*WORK INSTRUCTIONS*:
Please set down exactly the lines of the listing below from the line containing "Rebuild this chart" through the line containing "var mLeft = 89, mTop = 24, mBottom = 487;", both lines included, leaving out all other lines.
[START OF DATA FOR PROCESSING]
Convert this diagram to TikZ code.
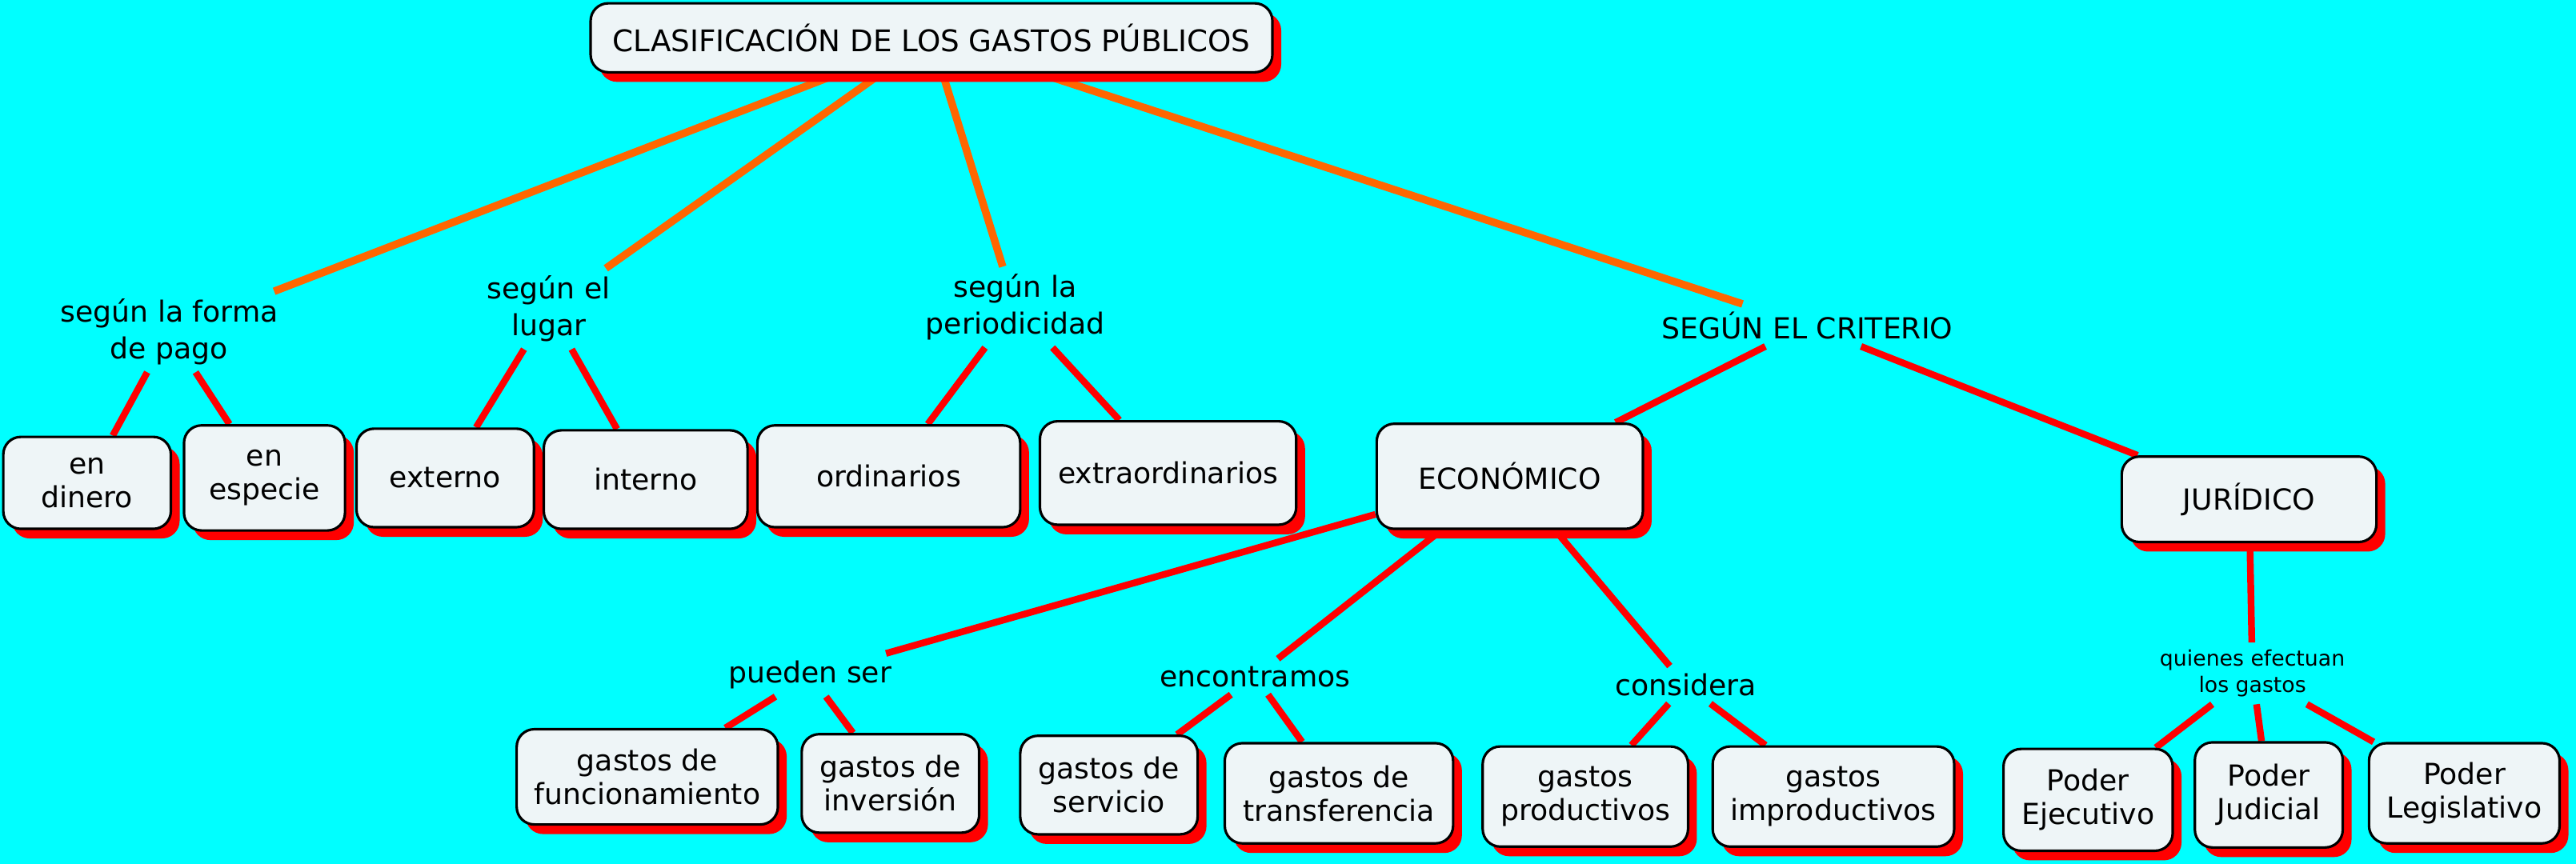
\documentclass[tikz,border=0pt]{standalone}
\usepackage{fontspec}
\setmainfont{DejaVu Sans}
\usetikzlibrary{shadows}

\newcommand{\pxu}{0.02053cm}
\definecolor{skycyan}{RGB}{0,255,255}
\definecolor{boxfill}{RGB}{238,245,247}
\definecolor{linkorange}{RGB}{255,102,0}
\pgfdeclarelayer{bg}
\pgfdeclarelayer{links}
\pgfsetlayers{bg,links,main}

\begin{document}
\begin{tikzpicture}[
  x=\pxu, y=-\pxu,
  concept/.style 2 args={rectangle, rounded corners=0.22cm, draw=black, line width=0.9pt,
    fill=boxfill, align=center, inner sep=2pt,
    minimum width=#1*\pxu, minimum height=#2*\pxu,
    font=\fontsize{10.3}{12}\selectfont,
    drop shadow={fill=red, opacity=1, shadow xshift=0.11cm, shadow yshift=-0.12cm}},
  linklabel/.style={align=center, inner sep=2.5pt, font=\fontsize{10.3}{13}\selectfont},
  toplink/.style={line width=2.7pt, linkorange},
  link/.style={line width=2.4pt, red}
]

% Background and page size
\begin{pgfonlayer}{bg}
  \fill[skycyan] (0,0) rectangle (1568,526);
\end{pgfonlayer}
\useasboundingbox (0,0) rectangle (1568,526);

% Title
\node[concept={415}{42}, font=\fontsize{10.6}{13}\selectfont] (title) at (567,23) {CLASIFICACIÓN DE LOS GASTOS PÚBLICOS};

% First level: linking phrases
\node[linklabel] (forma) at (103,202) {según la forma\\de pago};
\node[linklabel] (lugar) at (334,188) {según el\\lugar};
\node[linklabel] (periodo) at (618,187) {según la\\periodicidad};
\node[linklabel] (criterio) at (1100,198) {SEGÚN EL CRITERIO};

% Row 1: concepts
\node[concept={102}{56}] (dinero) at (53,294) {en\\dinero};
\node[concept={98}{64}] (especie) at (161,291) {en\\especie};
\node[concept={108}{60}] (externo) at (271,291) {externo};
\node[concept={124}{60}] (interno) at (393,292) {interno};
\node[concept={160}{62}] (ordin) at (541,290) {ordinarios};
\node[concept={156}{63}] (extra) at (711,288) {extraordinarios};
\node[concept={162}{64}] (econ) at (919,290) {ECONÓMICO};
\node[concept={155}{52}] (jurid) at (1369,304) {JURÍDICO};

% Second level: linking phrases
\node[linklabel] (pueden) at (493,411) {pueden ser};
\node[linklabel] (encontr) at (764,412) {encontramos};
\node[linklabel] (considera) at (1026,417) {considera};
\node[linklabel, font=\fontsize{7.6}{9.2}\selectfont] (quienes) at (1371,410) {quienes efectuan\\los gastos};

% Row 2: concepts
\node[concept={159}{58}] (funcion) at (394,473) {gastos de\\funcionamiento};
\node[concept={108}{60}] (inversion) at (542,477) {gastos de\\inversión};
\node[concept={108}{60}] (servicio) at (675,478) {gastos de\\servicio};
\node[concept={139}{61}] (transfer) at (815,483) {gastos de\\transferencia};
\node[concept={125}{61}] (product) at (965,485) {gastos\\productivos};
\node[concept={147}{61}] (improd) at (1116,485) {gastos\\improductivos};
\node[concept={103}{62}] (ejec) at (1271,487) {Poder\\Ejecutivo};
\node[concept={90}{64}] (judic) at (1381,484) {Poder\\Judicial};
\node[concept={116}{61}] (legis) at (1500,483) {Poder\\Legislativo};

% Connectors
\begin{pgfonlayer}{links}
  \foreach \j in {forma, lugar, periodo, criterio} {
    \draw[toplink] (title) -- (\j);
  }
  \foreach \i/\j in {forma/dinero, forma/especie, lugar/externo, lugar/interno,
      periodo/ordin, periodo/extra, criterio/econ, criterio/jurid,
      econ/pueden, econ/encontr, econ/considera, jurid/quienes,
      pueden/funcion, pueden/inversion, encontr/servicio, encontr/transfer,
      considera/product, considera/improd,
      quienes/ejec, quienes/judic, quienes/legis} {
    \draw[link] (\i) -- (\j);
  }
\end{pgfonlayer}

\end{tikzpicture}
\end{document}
[END OF DATA FOR PROCESSING]
[START OF DATA FOR PROCESSING]
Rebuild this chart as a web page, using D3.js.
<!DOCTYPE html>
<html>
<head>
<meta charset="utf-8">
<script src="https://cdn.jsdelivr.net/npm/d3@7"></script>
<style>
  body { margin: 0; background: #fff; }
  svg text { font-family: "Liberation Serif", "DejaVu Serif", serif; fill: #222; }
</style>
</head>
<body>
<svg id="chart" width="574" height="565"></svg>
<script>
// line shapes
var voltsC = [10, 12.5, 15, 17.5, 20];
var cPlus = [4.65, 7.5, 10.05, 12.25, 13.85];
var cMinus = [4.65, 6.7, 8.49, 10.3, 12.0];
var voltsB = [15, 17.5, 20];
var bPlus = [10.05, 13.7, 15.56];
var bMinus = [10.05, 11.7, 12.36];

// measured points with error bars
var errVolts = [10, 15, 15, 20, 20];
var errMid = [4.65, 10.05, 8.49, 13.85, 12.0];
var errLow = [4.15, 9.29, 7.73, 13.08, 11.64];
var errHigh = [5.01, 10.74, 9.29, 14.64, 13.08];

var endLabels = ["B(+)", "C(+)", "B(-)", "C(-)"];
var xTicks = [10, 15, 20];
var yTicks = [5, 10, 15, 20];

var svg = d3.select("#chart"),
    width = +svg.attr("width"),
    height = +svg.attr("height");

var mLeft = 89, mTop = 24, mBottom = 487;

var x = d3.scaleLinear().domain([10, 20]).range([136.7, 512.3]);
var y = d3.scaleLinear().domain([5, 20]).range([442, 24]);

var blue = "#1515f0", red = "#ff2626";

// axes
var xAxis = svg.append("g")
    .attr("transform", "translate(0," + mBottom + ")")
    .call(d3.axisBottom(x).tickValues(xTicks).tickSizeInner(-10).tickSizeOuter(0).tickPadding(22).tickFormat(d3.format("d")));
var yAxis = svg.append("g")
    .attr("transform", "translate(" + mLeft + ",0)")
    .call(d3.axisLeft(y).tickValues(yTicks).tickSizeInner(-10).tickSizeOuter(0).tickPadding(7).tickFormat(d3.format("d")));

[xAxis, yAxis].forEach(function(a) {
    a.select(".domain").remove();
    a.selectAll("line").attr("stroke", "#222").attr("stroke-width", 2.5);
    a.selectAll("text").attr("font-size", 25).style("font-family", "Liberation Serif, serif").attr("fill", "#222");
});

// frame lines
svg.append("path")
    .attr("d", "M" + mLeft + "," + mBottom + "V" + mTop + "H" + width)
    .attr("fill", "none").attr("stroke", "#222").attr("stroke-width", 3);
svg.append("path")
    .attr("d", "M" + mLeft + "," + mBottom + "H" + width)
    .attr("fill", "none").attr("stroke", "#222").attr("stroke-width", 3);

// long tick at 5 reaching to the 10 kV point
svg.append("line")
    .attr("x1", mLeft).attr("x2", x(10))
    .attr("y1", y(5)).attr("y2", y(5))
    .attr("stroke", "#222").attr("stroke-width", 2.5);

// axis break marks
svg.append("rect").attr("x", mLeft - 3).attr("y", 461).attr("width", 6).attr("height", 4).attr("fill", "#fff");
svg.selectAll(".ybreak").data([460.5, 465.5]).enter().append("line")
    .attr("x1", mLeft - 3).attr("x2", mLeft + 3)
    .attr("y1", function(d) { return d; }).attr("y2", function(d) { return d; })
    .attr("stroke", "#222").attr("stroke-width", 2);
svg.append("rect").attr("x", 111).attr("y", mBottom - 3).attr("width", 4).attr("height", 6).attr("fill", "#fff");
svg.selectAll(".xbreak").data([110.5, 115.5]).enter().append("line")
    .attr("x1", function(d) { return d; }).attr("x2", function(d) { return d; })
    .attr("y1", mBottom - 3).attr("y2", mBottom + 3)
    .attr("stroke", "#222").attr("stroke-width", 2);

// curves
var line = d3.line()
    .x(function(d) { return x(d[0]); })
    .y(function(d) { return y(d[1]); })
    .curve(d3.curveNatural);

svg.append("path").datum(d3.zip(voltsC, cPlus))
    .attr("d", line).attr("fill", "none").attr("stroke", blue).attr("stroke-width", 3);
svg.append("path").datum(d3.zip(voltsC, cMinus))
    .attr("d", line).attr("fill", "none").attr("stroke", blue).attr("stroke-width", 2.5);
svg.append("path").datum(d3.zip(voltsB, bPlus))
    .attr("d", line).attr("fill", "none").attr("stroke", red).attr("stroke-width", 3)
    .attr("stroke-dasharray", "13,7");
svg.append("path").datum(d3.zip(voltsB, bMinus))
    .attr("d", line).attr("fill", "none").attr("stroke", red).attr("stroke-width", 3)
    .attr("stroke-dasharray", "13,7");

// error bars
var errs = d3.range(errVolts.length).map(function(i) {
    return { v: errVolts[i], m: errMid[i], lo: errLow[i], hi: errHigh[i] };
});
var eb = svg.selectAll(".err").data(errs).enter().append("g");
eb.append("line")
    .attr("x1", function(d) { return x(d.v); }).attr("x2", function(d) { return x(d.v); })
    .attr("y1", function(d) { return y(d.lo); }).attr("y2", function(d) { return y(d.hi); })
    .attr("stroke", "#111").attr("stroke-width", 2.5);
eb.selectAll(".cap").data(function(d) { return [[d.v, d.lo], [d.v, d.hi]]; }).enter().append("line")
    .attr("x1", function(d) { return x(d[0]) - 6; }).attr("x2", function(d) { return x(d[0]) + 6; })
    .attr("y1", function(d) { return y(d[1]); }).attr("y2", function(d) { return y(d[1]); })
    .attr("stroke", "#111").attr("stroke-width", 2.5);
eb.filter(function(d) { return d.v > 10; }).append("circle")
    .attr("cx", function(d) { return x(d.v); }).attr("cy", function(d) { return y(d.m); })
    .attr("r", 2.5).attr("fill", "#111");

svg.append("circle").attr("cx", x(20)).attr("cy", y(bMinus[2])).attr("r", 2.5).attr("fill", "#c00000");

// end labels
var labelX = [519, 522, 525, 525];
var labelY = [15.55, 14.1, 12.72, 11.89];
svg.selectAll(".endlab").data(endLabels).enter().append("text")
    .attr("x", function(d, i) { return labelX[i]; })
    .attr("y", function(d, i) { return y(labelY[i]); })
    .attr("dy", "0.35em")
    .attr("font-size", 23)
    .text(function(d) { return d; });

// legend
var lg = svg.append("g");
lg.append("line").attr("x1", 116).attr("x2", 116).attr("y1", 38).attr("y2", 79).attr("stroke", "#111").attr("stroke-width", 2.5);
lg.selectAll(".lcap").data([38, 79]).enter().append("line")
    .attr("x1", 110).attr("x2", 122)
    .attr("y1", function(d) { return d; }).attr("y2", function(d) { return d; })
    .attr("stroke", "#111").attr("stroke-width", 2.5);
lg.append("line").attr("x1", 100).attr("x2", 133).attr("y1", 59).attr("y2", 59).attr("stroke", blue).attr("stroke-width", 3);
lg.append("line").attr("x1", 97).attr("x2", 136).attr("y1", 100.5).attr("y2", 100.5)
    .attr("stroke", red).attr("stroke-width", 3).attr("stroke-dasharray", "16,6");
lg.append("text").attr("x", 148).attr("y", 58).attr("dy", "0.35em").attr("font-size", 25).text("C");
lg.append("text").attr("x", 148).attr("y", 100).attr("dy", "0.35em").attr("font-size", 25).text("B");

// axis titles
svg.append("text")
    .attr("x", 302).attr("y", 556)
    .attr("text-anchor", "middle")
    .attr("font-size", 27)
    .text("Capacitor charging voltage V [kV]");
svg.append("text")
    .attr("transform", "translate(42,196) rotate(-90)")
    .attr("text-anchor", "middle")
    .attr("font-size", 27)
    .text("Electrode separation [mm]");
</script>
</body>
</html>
[END OF DATA FOR PROCESSING]
*CORRECT OUTPUT*:
Rebuild this chart as a web page, using D3.js.
<!DOCTYPE html>
<html>
<head>
<meta charset="utf-8">
<script src="https://cdn.jsdelivr.net/npm/d3@7"></script>
<style>
  body { margin: 0; background: #fff; }
  svg text { font-family: "Liberation Serif", "DejaVu Serif", serif; fill: #222; }
</style>
</head>
<body>
<svg id="chart" width="574" height="565"></svg>
<script>
// line shapes
var voltsC = [10, 12.5, 15, 17.5, 20];
var cPlus = [4.65, 7.5, 10.05, 12.25, 13.85];
var cMinus = [4.65, 6.7, 8.49, 10.3, 12.0];
var voltsB = [15, 17.5, 20];
var bPlus = [10.05, 13.7, 15.56];
var bMinus = [10.05, 11.7, 12.36];

// measured points with error bars
var errVolts = [10, 15, 15, 20, 20];
var errMid = [4.65, 10.05, 8.49, 13.85, 12.0];
var errLow = [4.15, 9.29, 7.73, 13.08, 11.64];
var errHigh = [5.01, 10.74, 9.29, 14.64, 13.08];

var endLabels = ["B(+)", "C(+)", "B(-)", "C(-)"];
var xTicks = [10, 15, 20];
var yTicks = [5, 10, 15, 20];

var svg = d3.select("#chart"),
    width = +svg.attr("width"),
    height = +svg.attr("height");

var mLeft = 89, mTop = 24, mBottom = 487;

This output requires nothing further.